D:是的,但是我觉得《Q》的封面标题很可笑。那简直像巨蟒剧团的杰作,你明白吗?照他们的说法,我简直是个嗑yao的撒旦主义者!(大笑)要是我的生活真的那么有趣就好了。听着,我本人并不介意,但我妈妈和女儿看了会不开心的。这是件令人震惊的事。对我来说这很可笑。但我觉得,一家杂志不得不采取这种策略是可耻的。显然他们销量不佳,否则为什么要这样做呢?

而且,既然他们都把我刻画成那样了,为什么又要放一张我看上去很健康的照片呢?至少应该给我画上深深的黑眼圈、在我额头上纹上五边形或十字符号,你明白我的意思吗?如果你想要把我刻画成查尔斯·曼森,那就让我看上去像查尔斯·曼森,而不是某个刚从加勒比海或者其他什么地方度假回来的人。我知道为什么会这样——因为他们在做采访前先拍了照片,而且他们有两种营销方式:猥琐的标题或者好看的封面。很明显,他们选择双管齐下。随他们怎么样吧。


RS:和年轻时候比,你觉得现在写歌变难了还是变容易了?

D:我既没有觉得变难也没有觉得变容易。我觉得我的感受始终是一样的。当灵感到来的时候,如同魔法降临;而其他的时候则颇为艰难。这就是我一周五天都在工作的原因。我是个一直在工作的音乐人。这不是小题大做——我从来不会整天闲逛。我从早上九点半工作到下午五点。我真的会停下手头的事情回到家中。


RS:你听现在的流行音乐吗?

D:偶尔会有一些我很喜欢的流行歌曲,你会从中收获只有流行音乐才能带来的美妙感觉。但是我并不关注榜单,这对我来说是件好事。否则我会很失望。我做好了自己不受榜单欢迎的心理建设,使自己与音乐产业的这一部分保持距离。


RS:这是从什么时候开始的?你上一次积极尝试进入榜单是什么时候?

D:我上一次尝试做的流行专辑就是上一张Gorillaz的专辑(2010年的Plastic Beach)。它距离登上美国榜首差了10000张的销量——我不知道具体数字是多少。然后我想,“就是这回事了。我本来有机会的。但我搞砸了。”(大笑)那可能是我唯一一次登顶美国榜单的机会。我现在有了一张第二名的专辑,我接受这个现实。


RS:我知道你是个非常怀旧的人,所以你肯定注意到这张专辑是在Blur的Parklife诞生二十周年后发行的。

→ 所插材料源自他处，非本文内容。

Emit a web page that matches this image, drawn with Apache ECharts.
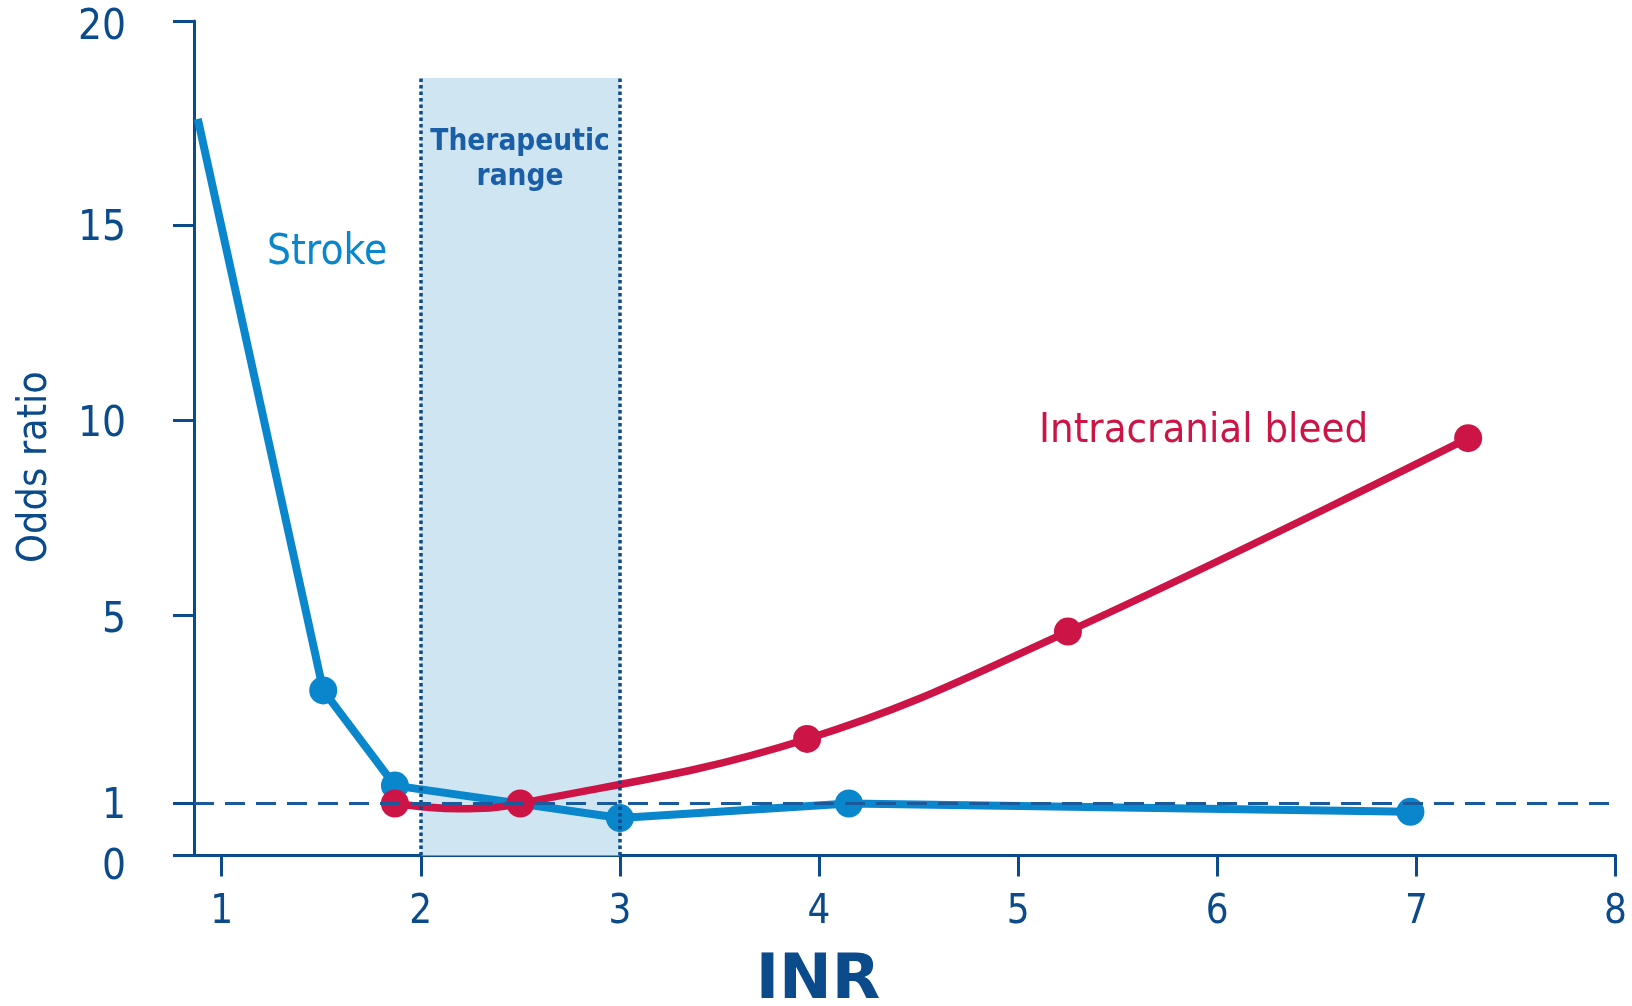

D:我觉得这完全是巧合。它很自然地发生了。我至今仍为那张专辑骄傲,现在也仍然记得怎样唱那一阶段的歌曲……我是说,那已经过去很久了。


RS:那是一段你怀念的日子吗?

D:当我记起那段日子时,我确实很怀念它。就像任何一个阶段一样,它有着起起落落。当时我应对种种情况的能力远不如现在。我不知道这是因为我的应对能力现在大大提高了,还是因为当时发生的事情如今已经不会再发生了。对此我并不确定。我觉得,当我真正找到音乐家的节奏、将音乐视作一份事业并热爱它、不再对创造力如此珍视,一切便变得容易多了。我想我是在1999年做13这张专辑时达到这个阶段的。在那以后,我对一切都更加放松了。


RS:现在你做了一张个人专辑,你还会继续做更多这样的专辑吗?

D:我想如果有人让我再做一张的话,我会的。


RS:那我会让Richard Russel再让你做一张的。

D:我其实不一定再次和Richard一起做!但是也存在这种可能性。


RS:那Blur和Gorillaz呢?你明年会回归这些项目吗?

D:我觉得我很可能会再做一张Gorillaz专辑。我觉得可能性很大。但你要明白,做一张Gorillaz专辑不需要其他人做什么。我喜欢做那一类专辑。我喜欢电子音乐——我已经很久没有做这类音乐了,而我真的很喜欢做。它给了我一个购入很多奇怪而美妙的合成器的借口,这总是一件很棒的事情。